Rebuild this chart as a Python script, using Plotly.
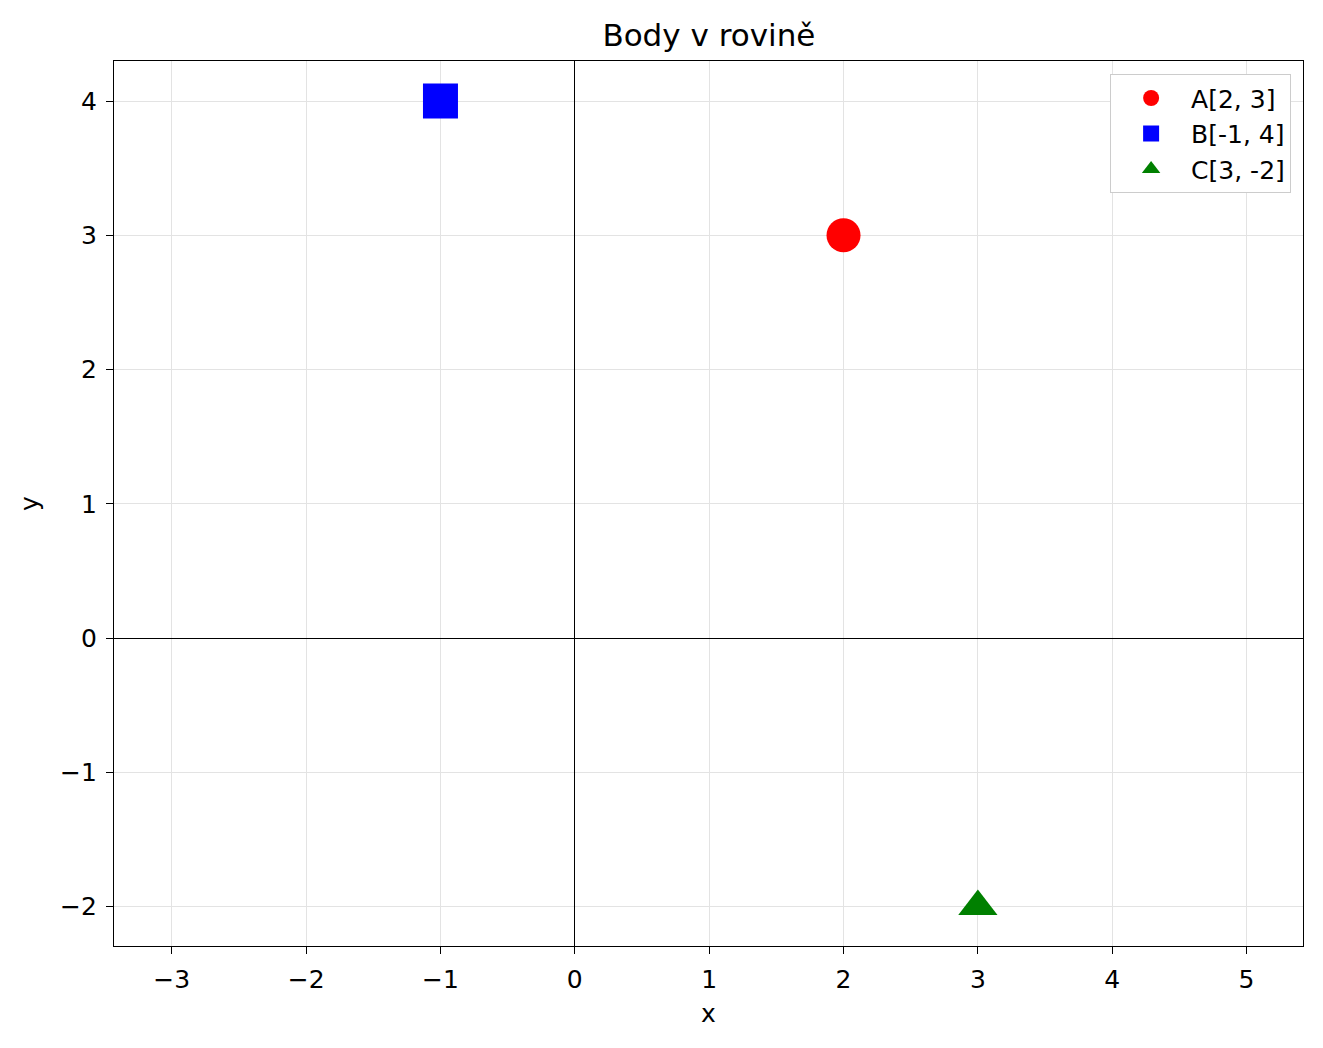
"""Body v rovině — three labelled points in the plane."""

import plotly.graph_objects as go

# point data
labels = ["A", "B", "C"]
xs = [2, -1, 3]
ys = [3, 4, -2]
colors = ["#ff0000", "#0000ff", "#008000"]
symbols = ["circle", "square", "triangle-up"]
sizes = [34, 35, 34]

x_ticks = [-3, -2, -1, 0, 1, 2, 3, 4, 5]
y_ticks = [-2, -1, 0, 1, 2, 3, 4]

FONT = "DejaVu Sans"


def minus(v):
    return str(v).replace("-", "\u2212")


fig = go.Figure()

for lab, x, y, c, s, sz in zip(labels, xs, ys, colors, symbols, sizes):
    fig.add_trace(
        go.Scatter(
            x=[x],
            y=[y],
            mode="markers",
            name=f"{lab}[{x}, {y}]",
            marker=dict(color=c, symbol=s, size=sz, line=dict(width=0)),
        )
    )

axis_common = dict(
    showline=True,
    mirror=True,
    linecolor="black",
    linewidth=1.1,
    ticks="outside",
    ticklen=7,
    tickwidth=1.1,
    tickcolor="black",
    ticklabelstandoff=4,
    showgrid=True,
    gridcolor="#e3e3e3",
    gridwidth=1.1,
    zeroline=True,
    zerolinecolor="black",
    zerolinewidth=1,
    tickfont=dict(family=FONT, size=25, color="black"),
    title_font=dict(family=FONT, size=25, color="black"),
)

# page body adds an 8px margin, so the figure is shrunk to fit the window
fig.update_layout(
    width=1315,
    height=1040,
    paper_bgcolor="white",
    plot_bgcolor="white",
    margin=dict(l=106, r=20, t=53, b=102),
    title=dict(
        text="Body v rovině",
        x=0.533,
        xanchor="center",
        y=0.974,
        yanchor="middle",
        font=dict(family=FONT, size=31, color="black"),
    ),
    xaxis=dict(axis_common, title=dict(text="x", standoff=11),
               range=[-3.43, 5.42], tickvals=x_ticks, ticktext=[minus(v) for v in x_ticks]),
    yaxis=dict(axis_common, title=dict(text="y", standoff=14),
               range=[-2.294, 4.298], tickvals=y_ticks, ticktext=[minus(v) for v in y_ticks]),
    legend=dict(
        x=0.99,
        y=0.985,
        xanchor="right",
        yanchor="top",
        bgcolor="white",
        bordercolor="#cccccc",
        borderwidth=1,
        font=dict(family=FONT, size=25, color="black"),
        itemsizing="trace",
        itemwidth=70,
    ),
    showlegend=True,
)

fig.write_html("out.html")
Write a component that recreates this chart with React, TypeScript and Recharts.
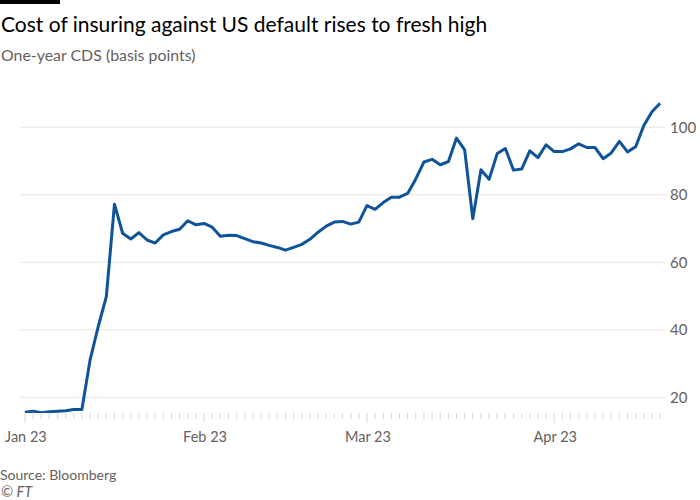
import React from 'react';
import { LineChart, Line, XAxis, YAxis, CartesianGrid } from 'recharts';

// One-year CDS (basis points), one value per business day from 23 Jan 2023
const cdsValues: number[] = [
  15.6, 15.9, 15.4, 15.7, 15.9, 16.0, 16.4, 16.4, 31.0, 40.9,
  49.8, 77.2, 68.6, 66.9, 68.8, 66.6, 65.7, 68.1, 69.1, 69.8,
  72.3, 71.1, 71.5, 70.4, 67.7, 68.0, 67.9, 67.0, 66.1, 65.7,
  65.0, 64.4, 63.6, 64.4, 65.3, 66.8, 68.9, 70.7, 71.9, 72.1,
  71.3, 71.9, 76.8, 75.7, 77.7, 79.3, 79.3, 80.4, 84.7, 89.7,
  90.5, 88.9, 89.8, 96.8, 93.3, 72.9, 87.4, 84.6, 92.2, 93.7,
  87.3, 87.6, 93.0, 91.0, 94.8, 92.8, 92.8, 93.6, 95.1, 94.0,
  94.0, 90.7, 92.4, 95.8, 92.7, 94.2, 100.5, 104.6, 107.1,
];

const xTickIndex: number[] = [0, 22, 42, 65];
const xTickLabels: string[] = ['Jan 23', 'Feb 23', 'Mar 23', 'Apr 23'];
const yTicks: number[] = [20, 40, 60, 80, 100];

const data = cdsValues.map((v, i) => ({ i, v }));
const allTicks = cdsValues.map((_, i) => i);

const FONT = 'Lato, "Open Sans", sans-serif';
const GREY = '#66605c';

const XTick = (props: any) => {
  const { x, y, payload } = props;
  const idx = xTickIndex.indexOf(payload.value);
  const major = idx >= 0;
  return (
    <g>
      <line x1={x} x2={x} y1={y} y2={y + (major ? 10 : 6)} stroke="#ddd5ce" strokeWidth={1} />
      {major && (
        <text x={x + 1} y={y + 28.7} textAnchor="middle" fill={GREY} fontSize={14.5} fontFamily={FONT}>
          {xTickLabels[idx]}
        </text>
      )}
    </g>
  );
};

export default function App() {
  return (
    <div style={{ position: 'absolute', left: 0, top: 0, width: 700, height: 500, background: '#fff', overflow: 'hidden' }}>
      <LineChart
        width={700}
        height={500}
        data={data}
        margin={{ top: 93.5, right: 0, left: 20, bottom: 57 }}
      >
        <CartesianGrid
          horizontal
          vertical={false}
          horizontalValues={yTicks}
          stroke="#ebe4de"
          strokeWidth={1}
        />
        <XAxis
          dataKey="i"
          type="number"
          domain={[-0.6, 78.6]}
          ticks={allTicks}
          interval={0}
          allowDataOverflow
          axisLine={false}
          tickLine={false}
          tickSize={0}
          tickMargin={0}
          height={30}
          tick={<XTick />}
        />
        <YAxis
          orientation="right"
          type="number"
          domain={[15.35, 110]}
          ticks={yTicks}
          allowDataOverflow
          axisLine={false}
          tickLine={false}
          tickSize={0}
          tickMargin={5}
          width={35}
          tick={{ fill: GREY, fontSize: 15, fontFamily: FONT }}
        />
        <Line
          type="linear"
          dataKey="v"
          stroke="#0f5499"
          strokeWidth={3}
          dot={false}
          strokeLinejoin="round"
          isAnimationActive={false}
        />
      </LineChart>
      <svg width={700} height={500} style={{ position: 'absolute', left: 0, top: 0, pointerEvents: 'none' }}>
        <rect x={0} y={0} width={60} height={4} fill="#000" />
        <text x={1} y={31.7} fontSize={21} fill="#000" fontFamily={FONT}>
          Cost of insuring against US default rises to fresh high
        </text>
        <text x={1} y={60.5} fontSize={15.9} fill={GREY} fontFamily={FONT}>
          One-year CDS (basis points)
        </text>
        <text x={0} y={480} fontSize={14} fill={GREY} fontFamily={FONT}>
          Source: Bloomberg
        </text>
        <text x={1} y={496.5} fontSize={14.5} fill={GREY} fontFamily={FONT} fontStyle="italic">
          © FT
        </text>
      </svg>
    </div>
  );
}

────

Please extract exactly the lines of the data, from the first through the line containing "fig = go.Figure()", and add no pictures to the copy.

Rebuild this chart as a Python script, using Plotly.
"""Body v rovině — three labelled points in the plane."""

import plotly.graph_objects as go

# point data
labels = ["A", "B", "C"]
xs = [2, -1, 3]
ys = [3, 4, -2]
colors = ["#ff0000", "#0000ff", "#008000"]
symbols = ["circle", "square", "triangle-up"]
sizes = [34, 35, 34]

x_ticks = [-3, -2, -1, 0, 1, 2, 3, 4, 5]
y_ticks = [-2, -1, 0, 1, 2, 3, 4]

FONT = "DejaVu Sans"


def minus(v):
    return str(v).replace("-", "\u2212")


fig = go.Figure()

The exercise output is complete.